Below Sixtymile, the Yukon contains many islands.

The valley of Sixtymile is generally flat-bottomed, the flats varying from a 600 feet to nearly 1 mile in width. The sides are usually terraced and in places, the stream for long distances, has cut a secondary rock-walled channel, similar to that noticed on Indian river and Stewart River, through the bottom of its old valley. The country bordering Sixtymile River forms part of the Yukon plateau, a highland worn into rounded hills and long zigzag ridges, but containing no well-defined and continuous mountain ranges. At several points, high hills usually of andesite, project a few hundred feet above the general level.

Miller Creek enters Sixtymile about 70 miles from its mouth.
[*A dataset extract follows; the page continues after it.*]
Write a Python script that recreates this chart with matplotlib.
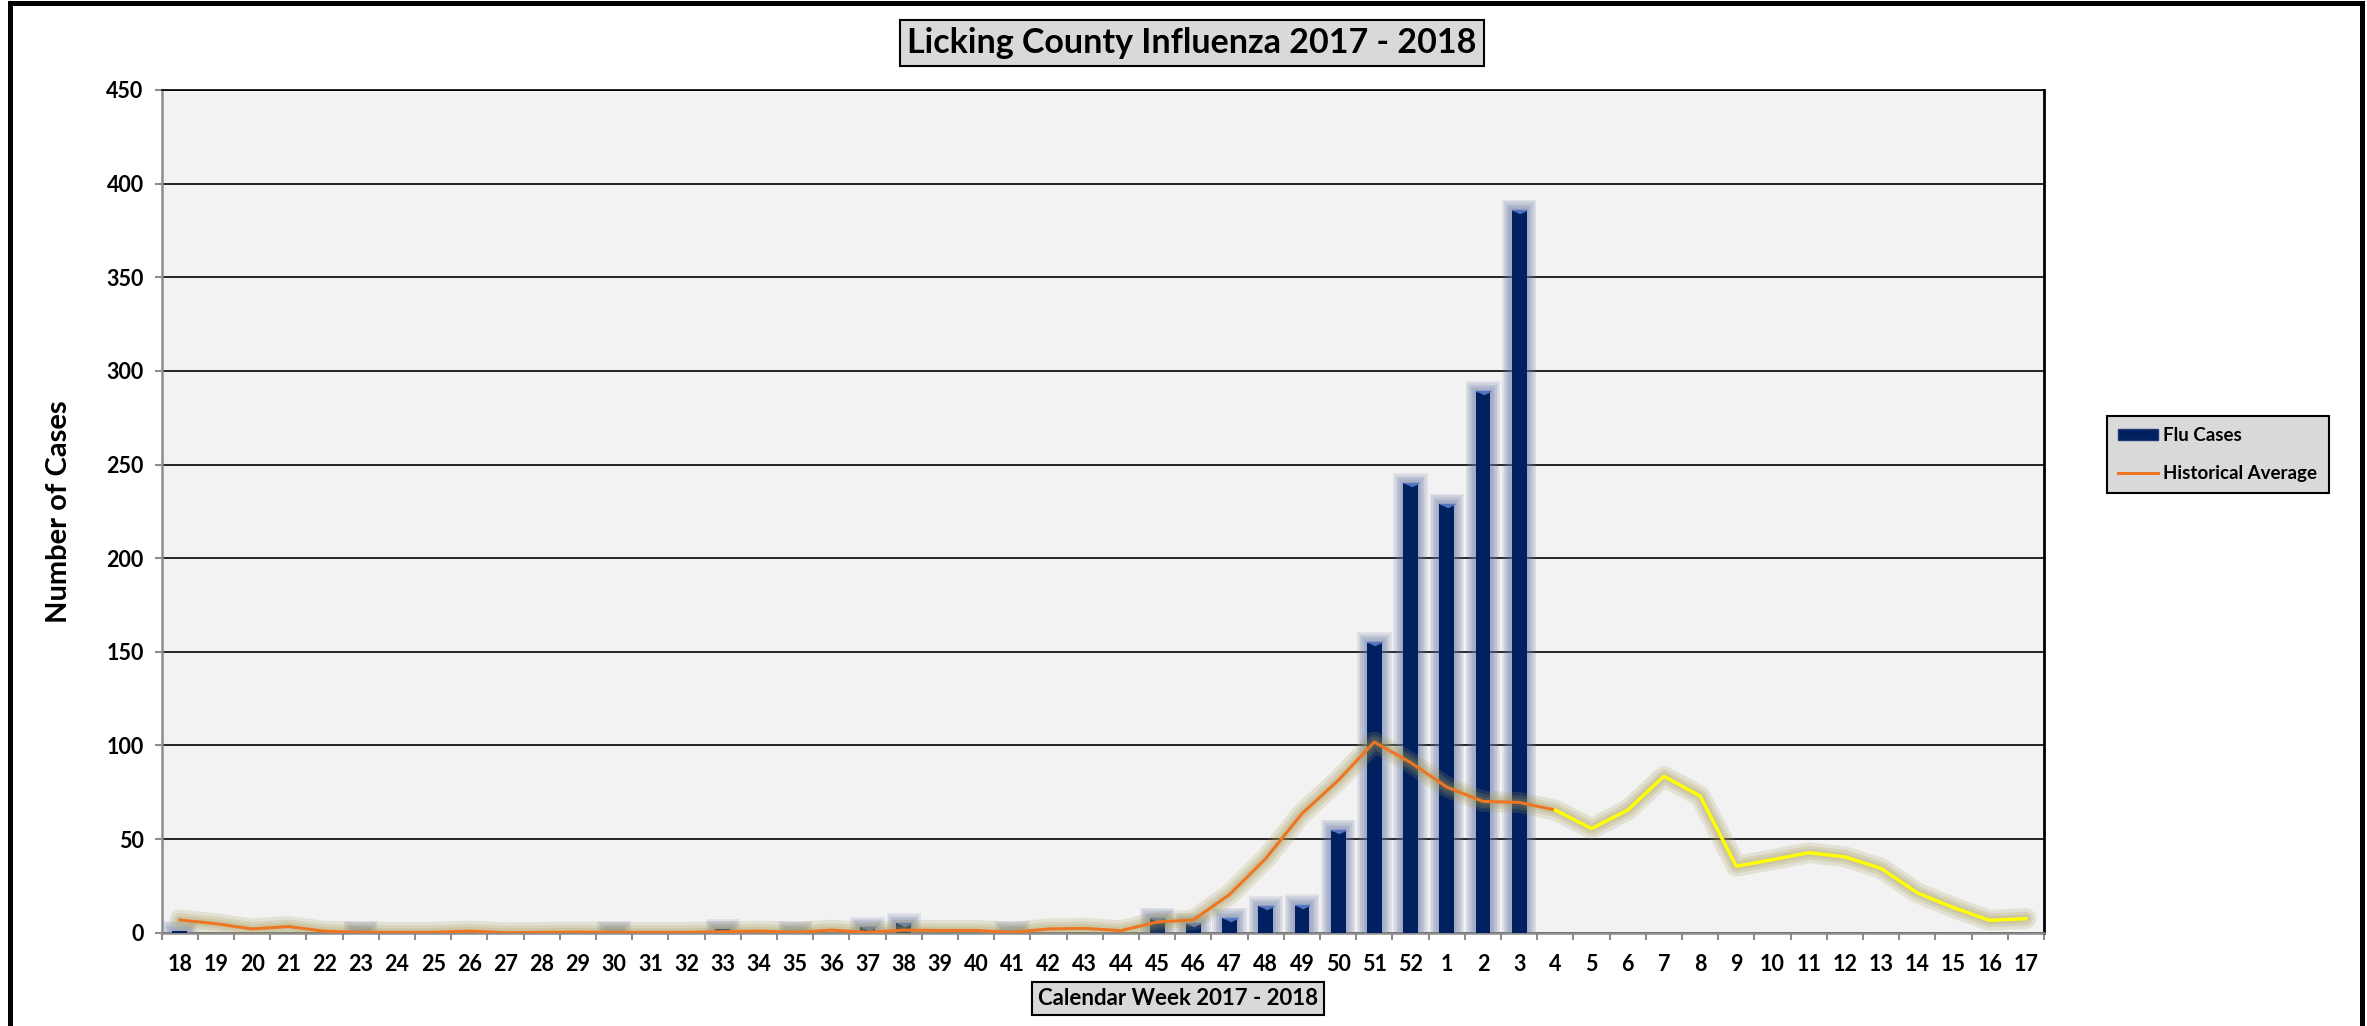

In addition to Miller Creek, Glacier, Gold, Little Gold, and Bed Rock creeks are all tributaries of Sixtymile. Sixtymile Butte, a prominent mountain above the headwaters of the stream, is of granite.

==Geology==
At the boundary and down the valley to Bedrock creek, the rocks consist principally of igneous schists of various kinds, largely granite-gneisses, with which are associated some quartzites and other clastic schists. These schists constitute the gold-bearing rocks. They are replaced below Bedrock creek by andesites which continue down to a point 1.5 miles west of the mouth of Gold creek. The andesites extend up Miller Creek nearly 3 miles and up Gold creek over 7 miles.

==History==
Sixtymile and Fortymile, both named for the distance from Fort Reliance, Yukon, were part of the Yukon district during the Klondike Gold Rush, with at least 1,000 men working the two streams in 1895. At the mouth of Sixtymile a townsite of that name was located and served as the headquarters for upwards of 100 miners. Messrs. Arthur Harper & Co. had a trading post and a sawmill on an island at the mouth of the stream, both of which were run by Joseph Ladue, one of the partners of the firm, and who was at one time in the employ of the Alaska Commercial Company.